PBS Newshour interviews the Mayor of Konotop, Artem Semenikhin, presenting him as a hero for killing Russian invaders.
However, despite his Zoom blur effect, you can clearly still see that behind him is a portrait of Nazi leader and Holocaust perpetrator Stepan Bandera.
pic.twitter.com/KNwCuFeCkO
— Alan MacLeod (@AlanRMacLeod) March 4, 2022
What did PBS do about this careless oversight? It blurred the Bandera portrait and broadcast the interview with its Ukrainian hero. American journalism at its zenith.
It strikes me as the perfect metaphor for what has happened to our reasoning faculties — or, better put, what we have allowed to be done to them. Factual realities that lie beyond dispute, if inconvenient, are blurred out of the movie we think we’re watching.
It is the same with any genuine understanding of the Russian intervention. I have four words for what we need to read this crisis: history, chronology, context, and responsibility. Since none of these serves our cognitive warriors’ purpose, we are invited to blot them out. And once again: With dreadful fidelity to those actively manipulating our perceptions, we do so.
Context, the worst of us assert, is some idea those awful Russians came up with. We take no interest whatsoever in how the world may look from anyone else’s perspective. Who in hell, please tell me, thinks this is a good way to live?
I have rendered a pencil-sketch of a nation falling apart as it takes another one apart. A nation this far into one of Jung’s “collective possessions” cannot possibly do well. As is always the case (a thought that came to me as I studied the Japanese nationalists of the 1930s), the victimizers are victims, too.
If we are to find our way out of this funhouse, we will have to do one thing before any other: We will have to learn to speak in a clear, new language so that we can name things as they are instead of blurring them as PBS did that Bandera portrait.
And we must start with one word. Unless we can learn to call America an empire, we will stumble in the funhouse dark until it becomes so unfun we can no longer bear our own self-deceptions.

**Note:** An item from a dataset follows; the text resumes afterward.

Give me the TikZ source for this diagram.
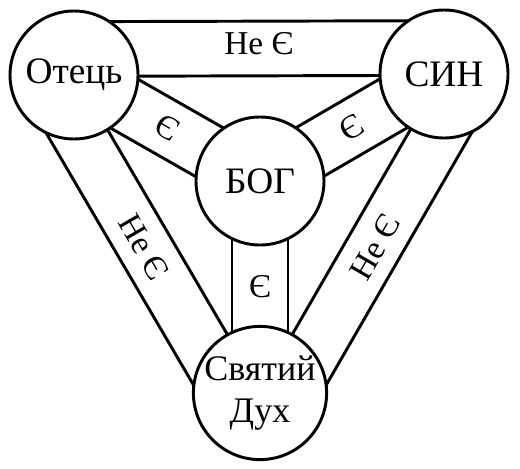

I see in here a virtue in this large, complicated moment. Between Russia’s intervention in Ukraine, which I count regrettable but necessary, and the joint statement Putin made with Chinese President Xi Jinping on Feb. 4, we are all called upon either to recognize the United States for what it has become, an empire violently defending itself against history itself, or accept our fate among the victims of this empire.
Clarity: It is always a fine thing, whatever the difficulties it brings.